Wertman: BDS does have sting

BDS supporters protesting in London WIKI COMMONS PHOTO
BDS supporters protesting in London (WIKI COMMONS PHOTO)

Benjamin Shinewald’s article has a point regarding the “failure” of BDS campaigns in achieving their overarching goal of isolating the Jewish State, yet his argument belittles some of the major concerns surrounding the movement.

As someone who has experienced the campaigns first-hand on campus, I cannot simply turn my head and say BDS “doesn’t get me going.” The discriminatory campaigns have indeed significantly and meaningfully impacted the Jewish campus experience for the worse.

During my time as a graduate student at Columbia University in New York, I was inundated by BDS and the general anti-Israel student activism and hatred that is part of the package. Whether it was walking past poster-boards covered in “BDS: Apartheid Divest” flyers on my way to class, a visit from the travelling “Apartheid Wall” smack in the centre of campus, or an event called “Intifada: Palestinian Uprising” – nearly every week there was something.

I remember one particular event that featured three members of Columbia’s esteemed faculty, supposed to be role models and mentors for students, instead calling for an academic boycott of the Jewish State. One of the professors even prepared a handout for the event, detailing “Boycotts Throughout History,” in order to argue against the claim that singling out Israel is unique. The handout tellingly referred to the 1934 Nazi boycott of Jewish businesses as a “counter-boycott.” Discomforting is one word I would use to describe this experience.

Even worse was the practical advice doled out at the event. During the question and answer portion, I asked what students interested in human rights should do if an academic boycott prevents them from traveling to Israel for research. In response, I was told, in front of an auditorium full of students, not to study the conflict and that I should change my research interests in order to comply with the academic boycott of Israel. So much for facilitating a nurturing learning environment.

Through further conversations with BDS-supporting faculty members, I also learned that Yad Vashem, the Holocaust museum and research centre in Jerusalem, should similarly not be visited.

READ: KOREN: BDS’S REAL THREAT IS MORE INSIDIOUS

To Shinewald’s point, yes, when BDS came to a vote a few months later it did not pass. Yet, in addition to the divisions that were created within Columbia’s student population, the anti-Israel seeds that were planted will continue to grow. Will university alumni exposed to the hate single out Israel for attack later in their careers?
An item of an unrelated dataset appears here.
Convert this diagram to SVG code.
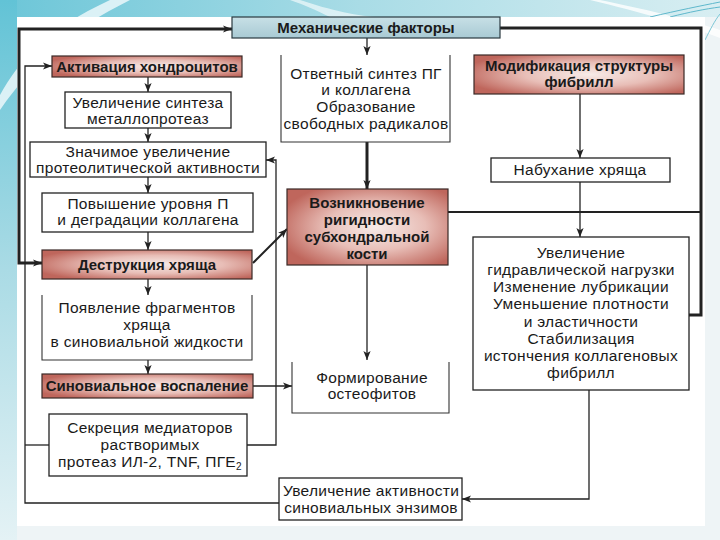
<svg xmlns="http://www.w3.org/2000/svg" width="720" height="540" viewBox="0 0 720 540">
<defs>
<style>
.box{fill:#fff;stroke:#222;stroke-width:1.3}
.open{fill:none;stroke:#333;stroke-width:1.1}
.red{fill:url(#rg);stroke:#3a2826;stroke-width:1.2}
.blue{fill:url(#bg);stroke:#2a3a40;stroke-width:1.2}
.t{font-family:"Liberation Sans",Arial,sans-serif;font-size:15.5px;letter-spacing:0.3px;fill:#1a1a1a;text-anchor:middle}
.b{font-weight:bold;font-size:15px;letter-spacing:0}
.c{fill:none;stroke:#222;stroke-width:1.3}
.thick{stroke-width:3}
.med{stroke-width:2}
</style>
<marker id="ah" viewBox="0 0 10 10" refX="10" refY="5" markerWidth="9" markerHeight="9" markerUnits="userSpaceOnUse" orient="auto-start-reverse"><path d="M0,1 L10,5 L0,9 L2.5,5 z" fill="#222"/></marker>
<radialGradient id="rg" cx="0.55" cy="0.5" r="0.62"><stop offset="0" stop-color="#f7ebe8"/><stop offset="0.5" stop-color="#e8beb7"/><stop offset="1" stop-color="#bf665c"/></radialGradient>
<linearGradient id="bg" x1="0" y1="0" x2="0" y2="1"><stop offset="0" stop-color="#c8e0e6"/><stop offset="1" stop-color="#a8cad4"/></linearGradient>
<linearGradient id="lg" x1="0" y1="0" x2="0" y2="1"><stop offset="0" stop-color="#62c3d6"/><stop offset="0.5" stop-color="#aadbe5"/><stop offset="1" stop-color="#e4f2f5"/></linearGradient>
<linearGradient id="tg" x1="0" y1="0" x2="1" y2="0"><stop offset="0" stop-color="#6cc6d8"/><stop offset="0.5" stop-color="#a9dce6"/><stop offset="1" stop-color="#d8eef2"/></linearGradient>
</defs>
<g id="background">
<rect x="0" y="0" width="720" height="540" fill="#eef4f6"/>
<rect x="0" y="0" width="720" height="17" fill="url(#tg)"/>
<rect x="0" y="0" width="17" height="540" fill="url(#lg)"/>
<path d="M0,95 C20,60 45,30 110,0 L130,0 C70,30 35,60 0,110 z" fill="#f2fafc" opacity="0.8"/>
<path d="M300,0 C330,10 360,17 380,17 L330,17 C315,10 305,5 290,0 z" fill="#ffffff" opacity="0.6"/>
<path d="M600,0 C640,8 690,20 720,30 L720,38 C690,26 640,12 590,0 z" fill="#ffffff" opacity="0.8"/>
<path d="M650,17 C680,10 700,6 720,2" fill="none" stroke="#5fb8cc" stroke-width="1"/>
<path d="M670,17 C690,12 705,9 720,7" fill="none" stroke="#5fb8cc" stroke-width="1"/>
<path d="M705,40 C710,30 715,20 720,14" fill="none" stroke="#7cc7d6" stroke-width="1"/>
<rect x="17" y="17" width="688" height="509" fill="#ffffff"/>
</g>
<g id="connectors">
<path class="c thick" d="M42,263 H19 V29 H232" marker-start="url(#ah)" marker-end="url(#ah)"/>
<path class="c thick" d="M500,28 H701 V315 H689"/>
<path class="c med" d="M448,212 H701"/>
<path class="c" d="M52,66 H25 V503 H280" marker-start="url(#ah)"/>
<path class="c" d="M25,445 H49"/>
<path class="c" d="M247,445 H276 V160 H266" marker-end="url(#ah)"/>
<path class="c" d="M367,38 V55" marker-end="url(#ah)"/>
<path class="c thick" d="M367,142 V189" marker-end="url(#ah)"/>
<path class="c" d="M367,265 V360" marker-end="url(#ah)"/>
<path class="c med" d="M253,263 L287,229" marker-end="url(#ah)"/>
<path class="c" d="M253,386 H292" marker-end="url(#ah)"/>
<path class="c" d="M148,77 V92" marker-end="url(#ah)"/>
<path class="c" d="M148,128 V142" marker-end="url(#ah)"/>
<path class="c" d="M148,177 V193" marker-end="url(#ah)"/>
<path class="c" d="M148,232 V250" marker-end="url(#ah)"/>
<path class="c" d="M148,279 V295" marker-end="url(#ah)"/>
<path class="c" d="M148,360 V374" marker-end="url(#ah)"/>
<path class="c" d="M580,94 V158" marker-end="url(#ah)"/>
<path class="c" d="M580,182 V237" marker-end="url(#ah)"/>
<path class="c" d="M589,390 V499 H462" marker-end="url(#ah)"/>
</g>
<g id="n-mech"><rect class="blue" x="232" y="17" width="268" height="21"/><text class="t b" x="366" y="33">Механические факторы</text></g>
<g id="n-activ"><rect class="red" x="52" y="56" width="190" height="21"/><text class="t b" x="147" y="72">Активация хондроцитов</text></g>
<g id="n-synth"><rect class="box" x="65" y="92" width="166" height="36"/><text class="t" x="148" y="108">Увеличение синтеза</text><text class="t" x="148" y="124">металлопротеаз</text></g>
<g id="n-proteol"><rect class="box" x="30" y="142" width="236" height="35"/><text class="t" x="148" y="157">Значимое увеличение</text><text class="t" x="148" y="173">протеолитической активности</text></g>
<g id="n-level"><rect class="box" x="42" y="193" width="211" height="39"/><text class="t" x="148" y="209">Повышение уровня П</text><text class="t" x="148" y="225">и деградации коллагена</text></g>
<g id="n-destr"><rect class="red" x="42" y="250" width="210" height="29"/><text class="t b" x="147" y="270">Деструкция хряща</text></g>
<g id="n-frag"><path class="open" d="M42,295 V360 H252 V295"/><text class="t" x="147" y="313">Появление фрагментов</text><text class="t" x="147" y="330">хряща</text><text class="t" x="147" y="347">в синовиальной жидкости</text></g>
<g id="n-inflam"><rect class="red" x="42" y="374" width="211" height="24"/><text class="t b" x="147" y="391">Синовиальное воспаление</text></g>
<g id="n-secr"><rect class="box" x="49" y="414" width="198" height="62"/><text class="t" x="150" y="433">Секреция медиаторов</text><text class="t" x="150" y="450">растворимых</text><text class="t" x="150" y="467">протеаз ИЛ-2, TNF, ПГЕ<tspan font-size="10" dy="3">2</tspan></text></g>
<g id="n-enz"><rect class="box" x="279" y="478" width="183" height="42"/><text class="t" x="371" y="496">Увеличение активности</text><text class="t" x="371" y="513">синовиальных энзимов</text></g>
<g id="n-resp"><path class="open" d="M281,55 V142 H450 V55"/><text class="t" x="366" y="79">Ответный синтез ПГ</text><text class="t" x="366" y="95">и коллагена</text><text class="t" x="366" y="112">Образование</text><text class="t" x="366" y="129">свободных радикалов</text></g>
<g id="n-rigid"><rect class="red" x="287" y="189" width="161" height="76"/><text class="t b" x="367" y="208">Возникновение</text><text class="t b" x="367" y="225">ригидности</text><text class="t b" x="367" y="242">субхондральной</text><text class="t b" x="367" y="259">кости</text></g>
<g id="n-osteo"><path class="open" d="M292,362 V413 H449 V362"/><text class="t" x="372" y="383">Формирование</text><text class="t" x="372" y="399">остеофитов</text></g>
<g id="n-modif"><rect class="red" x="474" y="55" width="210" height="39"/><text class="t b" x="579" y="71">Модификация структуры</text><text class="t b" x="579" y="87">фибрилл</text></g>
<g id="n-swell"><rect class="box" x="491" y="158" width="179" height="24"/><text class="t" x="580" y="175">Набухание хряща</text></g>
<g id="n-hydr"><rect class="box" x="473" y="237" width="216" height="153"/>
<text class="t" x="581" y="258">Увеличение</text>
<text class="t" x="581" y="275">гидравлической нагрузки</text>
<text class="t" x="581" y="292">Изменение лубрикации</text>
<text class="t" x="581" y="309">Уменьшение плотности</text>
<text class="t" x="581" y="327">и эластичности</text>
<text class="t" x="581" y="344">Стабилизация</text>
<text class="t" x="581" y="361">истончения коллагеновых</text>
<text class="t" x="581" y="378">фибрилл</text></g>
</svg>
Will it affect their investment decisions? Or their political choices?

In addition to belittling the impact of BDS on students and its potential future effects, Shinewald’s history of the movement gets some important details wrong.

Shinewald claims that “BDS really got going around 2005,” when in fact the roots of the campaign to isolate Israel can be traced to the non-governmental organization (NGO) Forum of the 2001 Durban conference. At the NGO Forum, so-called international human rights organizations, like Human Rights Watch and Amnesty International, allied with South African and Palestinian groups to demand the “complete international isolation of Israel as an apartheid state.” The boycotts began shortly after.

Today, millions of dollars in taxpayer funds (primarily from European governments but some from Canada as well) are diverted to promote BDS campaigns under the guise of human rights. Funds provided to promote peace or coexistence are used in a campaign with the opposite goals.

While I would love to think that BDS has “propelled” the Israeli economy and that my time spent working to combat the campaigns is actually unnecessary, experience tells me otherwise. Jewish communal organizations are right to take the issue seriously and ensure that the movement is continuously exposed and countered.